One such person in Y-H-B’s early academic experience stands out, namely a former colleague (a male Slavist), who as a young man exhibited a total absence of self-irony linguistically and of self-awareness behaviorally, then came out of the closet publicly after two failed marriages to women (N.B.!), and ended up with an endowed chair at one of America’s elite universities–– despite remaining unchanged as to personality all the while.
MICHAEL SHAPIRO
You wrote: “You are what you say”––or so one can safely maintain, although a distinguished Colombian philosopher of mathematics, when recently exposed to this statement, responded by countering, “You are what you are” (a notably vacuous formulation all the same).”
Still, I’m not sure how safely one can maintain “You are what you say,” since, as Peirce holds (and as you recently noted), we are *in* meaning, language, the *things* of the world much more than they are *in* us.
And even restricting the analysis to language (although I’m not as certain as you seem to be that “You are what you are” is “a notably vacuous formulation” since our being is much more than our speech), we are also what we hear, what we discuss, what we read, the entire culture–which is not limited to the linguistic–within which we function, etc.

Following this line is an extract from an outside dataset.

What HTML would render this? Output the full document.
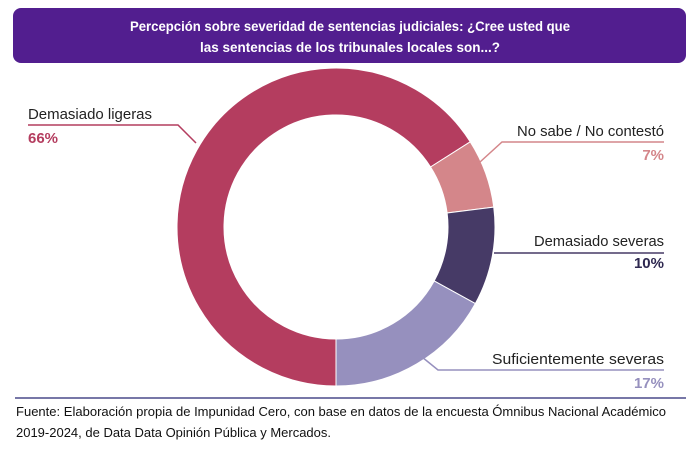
<!DOCTYPE html>
<html><head><meta charset="utf-8"><style>
html,body{margin:0;padding:0;background:#fff;}
svg{display:block;}
text{font-family:"Liberation Sans",sans-serif;}
</style></head><body>
<svg width="696" height="449" viewBox="0 0 696 449" xmlns="http://www.w3.org/2000/svg">
<rect x="13" y="8" width="673" height="55" rx="8" fill="#521e8f"/>
<text x="350" y="31" fill="#fff" font-size="13.5" font-weight="bold" text-anchor="middle" textLength="440" lengthAdjust="spacingAndGlyphs">Percepción sobre severidad de sentencias judiciales: ¿Cree usted que</text>
<text x="350" y="52" fill="#fff" font-size="13.5" font-weight="bold" text-anchor="middle" textLength="300" lengthAdjust="spacingAndGlyphs">las sentencias de los tribunales locales son...?</text>
<g transform="translate(336,227)" stroke="#fff" stroke-width="1">
<path id="s1" fill="#b43d5f"/>
<path id="s2" fill="#d4868a"/>
<path id="s3" fill="#463a66"/>
<path id="s4" fill="#9690be"/>
</g>
<g fill="none" stroke-width="1.5">
<polyline points="28,125 178,125 196,143" stroke="#b43d5f"/>
<polyline points="664,142 502,142 480,162" stroke="#d4868a"/>
<polyline points="664,253 494,253" stroke="#463a66"/>
<polyline points="664,370 438,370 422,357" stroke="#9690be"/>
</g>
<g font-size="15">
<text x="28" y="119" fill="#222" textLength="124" lengthAdjust="spacingAndGlyphs">Demasiado ligeras</text>
<text x="28" y="143" fill="#b43d5f" font-weight="bold">66%</text>
<text x="664" y="136" fill="#222" text-anchor="end" textLength="147" lengthAdjust="spacingAndGlyphs">No sabe / No contestó</text>
<text x="664" y="160" fill="#d4868a" font-weight="bold" text-anchor="end">7%</text>
<text x="664" y="246" fill="#222" text-anchor="end" textLength="130" lengthAdjust="spacingAndGlyphs">Demasiado severas</text>
<text x="664" y="268" fill="#2e2850" font-weight="bold" text-anchor="end">10%</text>
<text x="664" y="364" fill="#222" text-anchor="end" textLength="172" lengthAdjust="spacingAndGlyphs">Suficientemente severas</text>
<text x="664" y="388" fill="#9690be" font-weight="bold" text-anchor="end">17%</text>
</g>
<line x1="15" y1="398" x2="686" y2="398" stroke="#4a4a8a" stroke-width="1.5"/>
<text x="16" y="416" font-size="13" fill="#111" textLength="650" lengthAdjust="spacingAndGlyphs">Fuente: Elaboración propia de Impunidad Cero, con base en datos de la encuesta Ómnibus Nacional Académico</text>
<text x="16" y="437" font-size="13" fill="#111" textLength="315" lengthAdjust="spacingAndGlyphs">2019-2024, de Data Data Opinión Pública y Mercados.</text>
</svg>
<script>
function arc(a0,a1,R,r){
 const p=(a,rad)=>[(rad*Math.sin(a*Math.PI/180)).toFixed(2),(-rad*Math.cos(a*Math.PI/180)).toFixed(2)];
 const l=(a1-a0)>180?1:0;
 const [x0,y0]=p(a0,R),[x1,y1]=p(a1,R),[x2,y2]=p(a1,r),[x3,y3]=p(a0,r);
 return `M${x0},${y0}A${R},${R} 0 ${l} 1 ${x1},${y1}L${x2},${y2}A${r},${r} 0 ${l} 0 ${x3},${y3}Z`;
}
const R=159,r=112;
document.getElementById('s1').setAttribute('d',arc(180,417.6,R,r));
document.getElementById('s2').setAttribute('d',arc(57.6,82.8,R,r));
document.getElementById('s3').setAttribute('d',arc(82.8,118.8,R,r));
document.getElementById('s4').setAttribute('d',arc(118.8,180,R,r));
</script>
</body></html>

Could valorizing the expression,”You are what you say,” possibly represent the partiality of a linguist to that sort of valuation?
Yes, my post does reflect my bias as a linguist, but what I meant by saying “You are what you say” is the persona you present for outward-directed communication with interlocutors. Your thoughts and your experiences are clearly reflected in “what you say” but are only presented (directly and indirectly) in speech.
Thanks for the clarification which makes complete sense.